### What you have to do
Retype each line exactly. Skip images.

### Dataset entries

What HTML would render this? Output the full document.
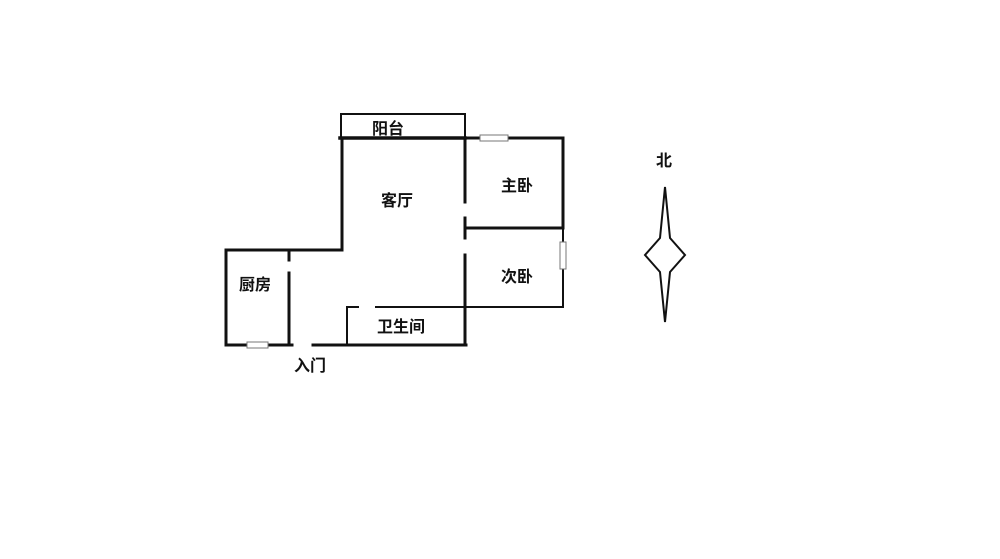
<!DOCTYPE html>
<html><head><meta charset="utf-8"><style>
html,body{margin:0;padding:0;background:#fff;}
svg text{font-family:"Liberation Sans","Noto Sans CJK SC",sans-serif;font-size:16px;font-weight:bold;fill:#111;}
</style></head><body>
<svg width="1000" height="554" viewBox="0 0 1000 554" xmlns="http://www.w3.org/2000/svg">
<g stroke="#111" fill="none" stroke-linecap="square">
<rect x="341" y="114" width="124" height="24" stroke-width="2"/>
<line x1="340" y1="138" x2="465" y2="138" stroke-width="3.5"/>
<line x1="465" y1="138" x2="563" y2="138" stroke-width="3"/>
<line x1="563" y1="138" x2="563" y2="228" stroke-width="3"/>
<line x1="563" y1="228" x2="563" y2="307" stroke-width="2"/>
<line x1="342" y1="138" x2="342" y2="250" stroke-width="3"/>
<line x1="226" y1="250" x2="342" y2="250" stroke-width="3"/>
<line x1="226" y1="250" x2="226" y2="345" stroke-width="3"/>
<line x1="289" y1="250" x2="289" y2="260" stroke-width="3"/>
<line x1="289" y1="273" x2="289" y2="345" stroke-width="3"/>
<line x1="226" y1="345" x2="292" y2="345" stroke-width="3"/>
<line x1="313" y1="345" x2="466" y2="345" stroke-width="3"/>
<line x1="465" y1="138" x2="465" y2="202" stroke-width="3"/>
<line x1="465" y1="218" x2="465" y2="238" stroke-width="3"/>
<line x1="465" y1="255" x2="465" y2="345" stroke-width="3"/>
<line x1="465" y1="228" x2="563" y2="228" stroke-width="3"/>
<line x1="465" y1="307" x2="563" y2="307" stroke-width="2"/>
<line x1="376" y1="307" x2="465" y2="307" stroke-width="2"/>
<line x1="347" y1="307" x2="358" y2="307" stroke-width="2"/>
<line x1="347" y1="307" x2="347" y2="345" stroke-width="2"/>
</g>
<g fill="#fff" stroke="#777" stroke-width="1">
<rect x="480" y="135" width="28" height="6"/>
<rect x="560" y="242" width="6" height="27"/>
<rect x="247" y="342" width="21" height="6"/>
</g>
<polygon points="665,187 670,238 685,255 670,272 665,322 660,272 645,255 660,238" fill="#fff" stroke="#111" stroke-width="2"/>
<text x="372" y="134">阳台</text>
<text x="381" y="206">客厅</text>
<text x="501" y="191">主卧</text>
<text x="501" y="282">次卧</text>
<text x="239" y="290">厨房</text>
<text x="377" y="332">卫生间</text>
<text x="294" y="371">入门</text>
<text x="656" y="166">北</text>
</svg>
</body></html>
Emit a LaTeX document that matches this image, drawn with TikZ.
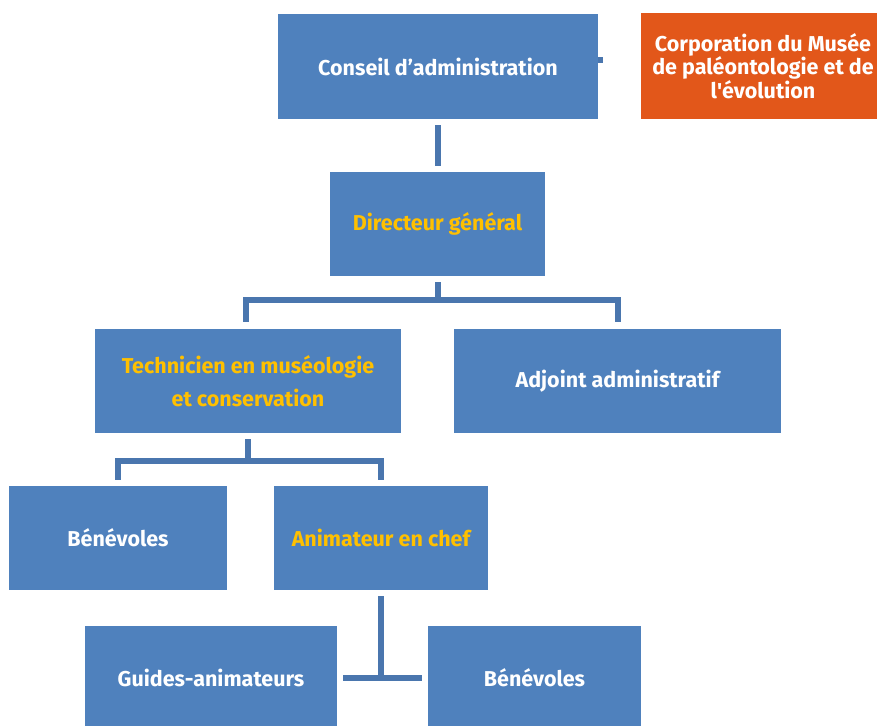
\documentclass[tikz,border=0pt]{standalone}
\usepackage{fontspec}
\setmainfont{Fira Sans}
\usetikzlibrary{calc}
\definecolor{boxblue}{HTML}{4F81BD}
\definecolor{linkblue}{HTML}{4A76AE}
\definecolor{corporange}{HTML}{E2571A}
\definecolor{titleyellow}{HTML}{FFC000}
\begin{document}
\begin{tikzpicture}[x=1pt,y=-1pt,
  box/.style={fill=boxblue, inner sep=0pt, align=center, text=white,
    font=\bfseries\fontsize{21.5}{22}\selectfont},
  hl/.style={text=titleyellow},
  link/.style={draw=linkblue, line width=6pt}]
\clip (0,0) rectangle (877,725);
\fill[white] (0,0) rectangle (877,725);
\node[box, minimum width=320pt, minimum height=105pt] (conseil) at (438,66.5) {Conseil d’administration};
\node[box, fill=corporange, minimum width=244pt, minimum height=105pt, font=\bfseries\fontsize{21.5}{21}\selectfont] (corp) at (763,66)
  {Corporation du Musée\\de paléontologie et de\\l\textquotesingle évolution};
\node[box, hl, minimum width=215pt, minimum height=104pt] (dir) at (437.5,224) {Directeur général};
\node[box, hl, minimum width=306pt, minimum height=104pt, font=\bfseries\fontsize{21.5}{33}\selectfont] (tech) at (248,381)
  {Technicien en muséologie\\et conservation};
\node[box, minimum width=327pt, minimum height=104pt] (adj) at (617.5,381) {Adjoint administratif};
\node[box, minimum width=218pt, minimum height=104pt] (ben1) at (118,538) {Bénévoles};
\node[box, hl, minimum width=214pt, minimum height=104pt] (anim) at (381,538) {Animateur en chef};
\node[box, minimum width=252pt, minimum height=104pt] (guides) at (211,678) {Guides-animateurs};
\node[box, minimum width=213pt, minimum height=104pt] (ben2) at (534.5,678) {Bénévoles};
% connectors
\draw[link] ($(conseil.east)+(0,-6.5)$) -- ++(5,0);
\draw[link] ($(conseil.south)+(-0.5,6)$) -- ($(dir.north)+(0,-6)$);
\draw[link] ($(dir.south)+(0,6)$) -- ($(dir.south)+(0,24)$);
\draw[link] ($(tech.north)+(-2,-7)$) |- ($(dir.south)+(0,24)$) -| ($(adj.north)+(0.5,-7)$);
\draw[link] ($(tech.south)+(0,6)$) -- ($(tech.south)+(0,28)$);
\draw[link] ($(ben1.north)+(0,-6)$) |- ($(tech.south)+(0,28)$) -| ($(anim.north)+(0,-6)$);
\draw[link] ($(anim.south)+(0,6)$) -- ($(anim.south)+(0,88)$);
\draw[link] ($(guides.east)+(6,0)$) -- ($(ben2.west)+(-6,0)$);
\end{tikzpicture}
\end{document}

### Task output
What HTML would render this? Output the full document.
<!DOCTYPE html>
<html><head><meta charset="utf-8"><style>
html,body{margin:0;padding:0;background:#fff;}
svg text{font-family:"Liberation Sans","Noto Sans CJK SC",sans-serif;font-size:16px;font-weight:bold;fill:#111;}
</style></head><body>
<svg width="1000" height="554" viewBox="0 0 1000 554" xmlns="http://www.w3.org/2000/svg">
<g stroke="#111" fill="none" stroke-linecap="square">
<rect x="341" y="114" width="124" height="24" stroke-width="2"/>
<line x1="340" y1="138" x2="465" y2="138" stroke-width="3.5"/>
<line x1="465" y1="138" x2="563" y2="138" stroke-width="3"/>
<line x1="563" y1="138" x2="563" y2="228" stroke-width="3"/>
<line x1="563" y1="228" x2="563" y2="307" stroke-width="2"/>
<line x1="342" y1="138" x2="342" y2="250" stroke-width="3"/>
<line x1="226" y1="250" x2="342" y2="250" stroke-width="3"/>
<line x1="226" y1="250" x2="226" y2="345" stroke-width="3"/>
<line x1="289" y1="250" x2="289" y2="260" stroke-width="3"/>
<line x1="289" y1="273" x2="289" y2="345" stroke-width="3"/>
<line x1="226" y1="345" x2="292" y2="345" stroke-width="3"/>
<line x1="313" y1="345" x2="466" y2="345" stroke-width="3"/>
<line x1="465" y1="138" x2="465" y2="202" stroke-width="3"/>
<line x1="465" y1="218" x2="465" y2="238" stroke-width="3"/>
<line x1="465" y1="255" x2="465" y2="345" stroke-width="3"/>
<line x1="465" y1="228" x2="563" y2="228" stroke-width="3"/>
<line x1="465" y1="307" x2="563" y2="307" stroke-width="2"/>
<line x1="376" y1="307" x2="465" y2="307" stroke-width="2"/>
<line x1="347" y1="307" x2="358" y2="307" stroke-width="2"/>
<line x1="347" y1="307" x2="347" y2="345" stroke-width="2"/>
</g>
<g fill="#fff" stroke="#777" stroke-width="1">
<rect x="480" y="135" width="28" height="6"/>
<rect x="560" y="242" width="6" height="27"/>
<rect x="247" y="342" width="21" height="6"/>
</g>
<polygon points="665,187 670,238 685,255 670,272 665,322 660,272 645,255 660,238" fill="#fff" stroke="#111" stroke-width="2"/>
<text x="372" y="134">阳台</text>
<text x="381" y="206">客厅</text>
<text x="501" y="191">主卧</text>
<text x="501" y="282">次卧</text>
<text x="239" y="290">厨房</text>
<text x="377" y="332">卫生间</text>
<text x="294" y="371">入门</text>
<text x="656" y="166">北</text>
</svg>
</body></html>
Emit a LaTeX document that matches this image, drawn with TikZ.
\documentclass[tikz,border=0pt]{standalone}
\usepackage{fontspec}
\setmainfont{Fira Sans}
\usetikzlibrary{calc}
\definecolor{boxblue}{HTML}{4F81BD}
\definecolor{linkblue}{HTML}{4A76AE}
\definecolor{corporange}{HTML}{E2571A}
\definecolor{titleyellow}{HTML}{FFC000}
\begin{document}
\begin{tikzpicture}[x=1pt,y=-1pt,
  box/.style={fill=boxblue, inner sep=0pt, align=center, text=white,
    font=\bfseries\fontsize{21.5}{22}\selectfont},
  hl/.style={text=titleyellow},
  link/.style={draw=linkblue, line width=6pt}]
\clip (0,0) rectangle (877,725);
\fill[white] (0,0) rectangle (877,725);
\node[box, minimum width=320pt, minimum height=105pt] (conseil) at (438,66.5) {Conseil d’administration};
\node[box, fill=corporange, minimum width=244pt, minimum height=105pt, font=\bfseries\fontsize{21.5}{21}\selectfont] (corp) at (763,66)
  {Corporation du Musée\\de paléontologie et de\\l\textquotesingle évolution};
\node[box, hl, minimum width=215pt, minimum height=104pt] (dir) at (437.5,224) {Directeur général};
\node[box, hl, minimum width=306pt, minimum height=104pt, font=\bfseries\fontsize{21.5}{33}\selectfont] (tech) at (248,381)
  {Technicien en muséologie\\et conservation};
\node[box, minimum width=327pt, minimum height=104pt] (adj) at (617.5,381) {Adjoint administratif};
\node[box, minimum width=218pt, minimum height=104pt] (ben1) at (118,538) {Bénévoles};
\node[box, hl, minimum width=214pt, minimum height=104pt] (anim) at (381,538) {Animateur en chef};
\node[box, minimum width=252pt, minimum height=104pt] (guides) at (211,678) {Guides-animateurs};
\node[box, minimum width=213pt, minimum height=104pt] (ben2) at (534.5,678) {Bénévoles};
% connectors
\draw[link] ($(conseil.east)+(0,-6.5)$) -- ++(5,0);
\draw[link] ($(conseil.south)+(-0.5,6)$) -- ($(dir.north)+(0,-6)$);
\draw[link] ($(dir.south)+(0,6)$) -- ($(dir.south)+(0,24)$);
\draw[link] ($(tech.north)+(-2,-7)$) |- ($(dir.south)+(0,24)$) -| ($(adj.north)+(0.5,-7)$);
\draw[link] ($(tech.south)+(0,6)$) -- ($(tech.south)+(0,28)$);
\draw[link] ($(ben1.north)+(0,-6)$) |- ($(tech.south)+(0,28)$) -| ($(anim.north)+(0,-6)$);
\draw[link] ($(anim.south)+(0,6)$) -- ($(anim.south)+(0,88)$);
\draw[link] ($(guides.east)+(6,0)$) -- ($(ben2.west)+(-6,0)$);
\end{tikzpicture}
\end{document}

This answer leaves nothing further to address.